→ PROVIDED DATA

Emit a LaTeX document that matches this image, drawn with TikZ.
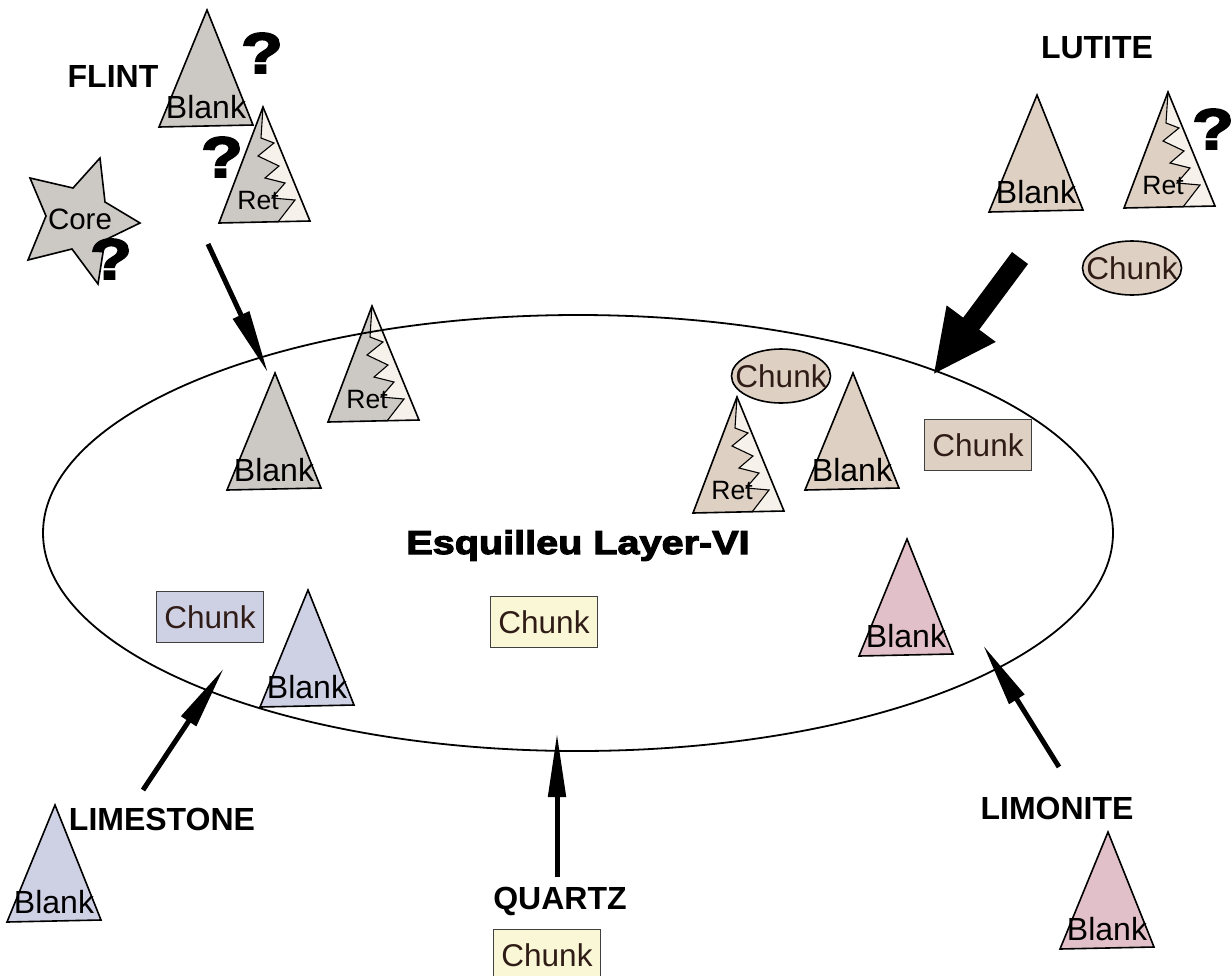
\documentclass[tikz,border=0pt]{standalone}
\usepackage{fontspec}
\setmainfont{Liberation Sans}
\newfontfamily\heavyfont[FakeBold=3.5,FakeStretch=1.2]{Liberation Sans Bold}
\usetikzlibrary{arrows.meta,shapes.geometric}

\definecolor{flintc}{RGB}{204,200,196}
\definecolor{lutitec}{RGB}{222,208,194}
\definecolor{limestonec}{RGB}{206,208,228}
\definecolor{limonitec}{RGB}{226,192,201}
\definecolor{quartzc}{RGB}{250,247,214}
\definecolor{retlight}{RGB}{246,241,234}
\definecolor{chunkink}{RGB}{48,28,22}

\tikzset{
  outline/.style={draw=black, line width=1.6pt, line join=miter},
  blanktxt/.style={font=\fontsize{32}{32}\selectfont, inner sep=0pt, text depth=0pt},
  rettxt/.style={font=\fontsize{26.5}{26.5}\selectfont, inner sep=0pt, text depth=0pt},
  chunktxt/.style={font=\fontsize{31.5}{31.5}\selectfont, text=chunkink, inner sep=0pt, text depth=0pt},
  chunkbox/.style={draw=black!75, line width=1.2pt, minimum width=107pt, minimum height=51pt,
    chunktxt},
  chunkoval/.style={draw=black, line width=1.6pt, ellipse, minimum width=99pt, minimum height=54pt,
    inner sep=0pt},
  group/.style={font=\fontsize{32}{32}\selectfont\bfseries, inner sep=0pt, text depth=0pt},
  query/.style={font=\fontsize{57}{57}\heavyfont, inner sep=0pt, text depth=0pt},
  thinarrow/.style={line width=5pt, -{Triangle[length=64pt,width=17pt]}},
  bigarrow/.style={line width=20pt, -{Triangle[length=64pt,width=56pt]}},
  % plain flake (blank)
  blank/.pic={
    \path[outline, fill=#1] (0,0) coordinate (-apex) -- (-48,117) -- (46,115) -- cycle;
    \node[blanktxt] (-txt) at (-1,97) {Blank};
  },
  % retouched flake: lighter zigzag edge on the right side
  ret/.pic={
    \path[fill=#1] (0,0) coordinate (-apex) -- (-44,116) -- (47,114) -- cycle;
    \fill[retlight] (0,0) -- (-2,31) -- (11,36) -- (-5,49) -- (16,59) -- (2,71) -- (22,76)
      -- (9,91) -- (32,93) -- (15,115) -- (47,114) -- cycle;
    \draw[line width=1.1pt, line join=miter] (0,0) -- (-2,31) -- (11,36) -- (-5,49) -- (16,59)
      -- (2,71) -- (22,76) -- (9,91) -- (32,93) -- (15,115);
    \draw[outline] (0,0) -- (-44,116) -- (47,114) -- cycle;
    \node[rettxt] (-txt) at (-5,93) {Ret};
  },
}

\begin{document}
\begin{tikzpicture}[x=1pt, y=-1pt]
\useasboundingbox (0,0) rectangle (1232,975);

% ---- flint ----
\node[group] (flint) at (113,76) {FLINT};
\pic (fb1) at (207,10) {blank=flintc};
\pic (fr1) at (263,107) {ret=flintc};
\path[outline, fill=flintc] (100,158) -- (105,202) -- (140,223) -- (105,240) -- (98,284)
  -- (72,249) -- (28,260) -- (46,216) -- (30,178) -- (73,188) -- cycle;
\node[font=\fontsize{29.5}{29.5}\selectfont, inner sep=0pt, text depth=0pt] (core) at (80,219) {Core};
\node[query] (q1) at (262,53) {?};
\node[query] (q2) at (222,157) {?};
\node[query] (q3) at (111,259) {?};

% ---- lutite ----
\node[group] (lutite) at (1097,47) {LUTITE};
\pic (lb1) at (1037,95) {blank=lutitec};
\pic (lr1) at (1168,92) {ret=lutitec};
\node[query] (q4) at (1213,129) {?};
\node[chunkoval, fill=lutitec] (lc1) at (1132,268) {};
\node[chunktxt] (lc1t) at (lc1.center) {Chunk};

% ---- items found in the layer ----
\pic (fb2) at (275,373) {blank=flintc};
\pic (fr2) at (372,306) {ret=flintc};
\node[chunkoval, fill=lutitec] (lc2) at (781,376) {};
\node[chunktxt] (lc2t) at (lc2.center) {Chunk};
\pic (lr2) at (737,397) {ret=lutitec};
\pic (lb2) at (853,373) {blank=lutitec};
\node[chunkbox, fill=lutitec] (lc3) at (978,445) {Chunk};
\node[chunkbox, fill=limestonec] (sc2) at (210,617) {Chunk};
\pic (sb2) at (308,590) {blank=limestonec};
\node[chunkbox, fill=quartzc] (qc2) at (544,622) {Chunk};
\pic (mb2) at (907,539) {blank=limonitec};

% ---- the layer ----
\node[draw, ellipse, line width=1.8pt, minimum width=1070pt, minimum height=436pt, inner sep=0pt]
  (layer) at (578,533) {};
\node[font=\fontsize{33}{33}\heavyfont, inner sep=0pt, anchor=base] (title) at (578,554)
  {Esquilleu Layer-VI};

% ---- sources below ----
\node[group] (limestone) at (162,819) {LIMESTONE};
\pic (sb1) at (55,805) {blank=limestonec};
\node[group] (quartz) at (560,898) {QUARTZ};
\node[chunkbox, fill=quartzc] (qc1) at (547,955) {Chunk};
\node[group] (limonite) at (1057,808) {LIMONITE};
\pic (mb1) at (1108,832) {blank=limonitec};

% ---- arrows ----
\coordinate (flintTail) at (208,244);
\coordinate (flintTip) at (268,373);
\coordinate (lutiteTail) at (1020,258);
\coordinate (lutiteTip) at (933,375);
\coordinate (limestoneTail) at (143,790);
\coordinate (limestoneTip) at (224,668);
\coordinate (quartzTail) at (557,877);
\coordinate (quartzTip) at (557,733);
\coordinate (limoniteTail) at (1059,767);
\coordinate (limoniteTip) at (983,645);

\draw[thinarrow] (flintTail) -- (flintTip);
\draw[bigarrow] (lutiteTail) -- (lutiteTip);
\draw[thinarrow] (limestoneTail) -- (limestoneTip);
\draw[thinarrow] (quartzTail) -- (quartzTip);
\draw[thinarrow] (limoniteTail) -- (limoniteTip);
\end{tikzpicture}
\end{document}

→ YOUR TASK
Transcribe the whole listing exactly. Pictures stay out of your copy.

→ TASK OUTPUT
Emit a LaTeX document that matches this image, drawn with TikZ.
\documentclass[tikz,border=0pt]{standalone}
\usepackage{fontspec}
\setmainfont{Liberation Sans}
\newfontfamily\heavyfont[FakeBold=3.5,FakeStretch=1.2]{Liberation Sans Bold}
\usetikzlibrary{arrows.meta,shapes.geometric}

\definecolor{flintc}{RGB}{204,200,196}
\definecolor{lutitec}{RGB}{222,208,194}
\definecolor{limestonec}{RGB}{206,208,228}
\definecolor{limonitec}{RGB}{226,192,201}
\definecolor{quartzc}{RGB}{250,247,214}
\definecolor{retlight}{RGB}{246,241,234}
\definecolor{chunkink}{RGB}{48,28,22}

\tikzset{
  outline/.style={draw=black, line width=1.6pt, line join=miter},
  blanktxt/.style={font=\fontsize{32}{32}\selectfont, inner sep=0pt, text depth=0pt},
  rettxt/.style={font=\fontsize{26.5}{26.5}\selectfont, inner sep=0pt, text depth=0pt},
  chunktxt/.style={font=\fontsize{31.5}{31.5}\selectfont, text=chunkink, inner sep=0pt, text depth=0pt},
  chunkbox/.style={draw=black!75, line width=1.2pt, minimum width=107pt, minimum height=51pt,
    chunktxt},
  chunkoval/.style={draw=black, line width=1.6pt, ellipse, minimum width=99pt, minimum height=54pt,
    inner sep=0pt},
  group/.style={font=\fontsize{32}{32}\selectfont\bfseries, inner sep=0pt, text depth=0pt},
  query/.style={font=\fontsize{57}{57}\heavyfont, inner sep=0pt, text depth=0pt},
  thinarrow/.style={line width=5pt, -{Triangle[length=64pt,width=17pt]}},
  bigarrow/.style={line width=20pt, -{Triangle[length=64pt,width=56pt]}},
  % plain flake (blank)
  blank/.pic={
    \path[outline, fill=#1] (0,0) coordinate (-apex) -- (-48,117) -- (46,115) -- cycle;
    \node[blanktxt] (-txt) at (-1,97) {Blank};
  },
  % retouched flake: lighter zigzag edge on the right side
  ret/.pic={
    \path[fill=#1] (0,0) coordinate (-apex) -- (-44,116) -- (47,114) -- cycle;
    \fill[retlight] (0,0) -- (-2,31) -- (11,36) -- (-5,49) -- (16,59) -- (2,71) -- (22,76)
      -- (9,91) -- (32,93) -- (15,115) -- (47,114) -- cycle;
    \draw[line width=1.1pt, line join=miter] (0,0) -- (-2,31) -- (11,36) -- (-5,49) -- (16,59)
      -- (2,71) -- (22,76) -- (9,91) -- (32,93) -- (15,115);
    \draw[outline] (0,0) -- (-44,116) -- (47,114) -- cycle;
    \node[rettxt] (-txt) at (-5,93) {Ret};
  },
}

\begin{document}
\begin{tikzpicture}[x=1pt, y=-1pt]
\useasboundingbox (0,0) rectangle (1232,975);

% ---- flint ----
\node[group] (flint) at (113,76) {FLINT};
\pic (fb1) at (207,10) {blank=flintc};
\pic (fr1) at (263,107) {ret=flintc};
\path[outline, fill=flintc] (100,158) -- (105,202) -- (140,223) -- (105,240) -- (98,284)
  -- (72,249) -- (28,260) -- (46,216) -- (30,178) -- (73,188) -- cycle;
\node[font=\fontsize{29.5}{29.5}\selectfont, inner sep=0pt, text depth=0pt] (core) at (80,219) {Core};
\node[query] (q1) at (262,53) {?};
\node[query] (q2) at (222,157) {?};
\node[query] (q3) at (111,259) {?};

% ---- lutite ----
\node[group] (lutite) at (1097,47) {LUTITE};
\pic (lb1) at (1037,95) {blank=lutitec};
\pic (lr1) at (1168,92) {ret=lutitec};
\node[query] (q4) at (1213,129) {?};
\node[chunkoval, fill=lutitec] (lc1) at (1132,268) {};
\node[chunktxt] (lc1t) at (lc1.center) {Chunk};

% ---- items found in the layer ----
\pic (fb2) at (275,373) {blank=flintc};
\pic (fr2) at (372,306) {ret=flintc};
\node[chunkoval, fill=lutitec] (lc2) at (781,376) {};
\node[chunktxt] (lc2t) at (lc2.center) {Chunk};
\pic (lr2) at (737,397) {ret=lutitec};
\pic (lb2) at (853,373) {blank=lutitec};
\node[chunkbox, fill=lutitec] (lc3) at (978,445) {Chunk};
\node[chunkbox, fill=limestonec] (sc2) at (210,617) {Chunk};
\pic (sb2) at (308,590) {blank=limestonec};
\node[chunkbox, fill=quartzc] (qc2) at (544,622) {Chunk};
\pic (mb2) at (907,539) {blank=limonitec};

% ---- the layer ----
\node[draw, ellipse, line width=1.8pt, minimum width=1070pt, minimum height=436pt, inner sep=0pt]
  (layer) at (578,533) {};
\node[font=\fontsize{33}{33}\heavyfont, inner sep=0pt, anchor=base] (title) at (578,554)
  {Esquilleu Layer-VI};

% ---- sources below ----
\node[group] (limestone) at (162,819) {LIMESTONE};
\pic (sb1) at (55,805) {blank=limestonec};
\node[group] (quartz) at (560,898) {QUARTZ};
\node[chunkbox, fill=quartzc] (qc1) at (547,955) {Chunk};
\node[group] (limonite) at (1057,808) {LIMONITE};
\pic (mb1) at (1108,832) {blank=limonitec};

% ---- arrows ----
\coordinate (flintTail) at (208,244);
\coordinate (flintTip) at (268,373);
\coordinate (lutiteTail) at (1020,258);
\coordinate (lutiteTip) at (933,375);
\coordinate (limestoneTail) at (143,790);
\coordinate (limestoneTip) at (224,668);
\coordinate (quartzTail) at (557,877);
\coordinate (quartzTip) at (557,733);
\coordinate (limoniteTail) at (1059,767);
\coordinate (limoniteTip) at (983,645);

\draw[thinarrow] (flintTail) -- (flintTip);
\draw[bigarrow] (lutiteTail) -- (lutiteTip);
\draw[thinarrow] (limestoneTail) -- (limestoneTip);
\draw[thinarrow] (quartzTail) -- (quartzTip);
\draw[thinarrow] (limoniteTail) -- (limoniteTip);
\end{tikzpicture}
\end{document}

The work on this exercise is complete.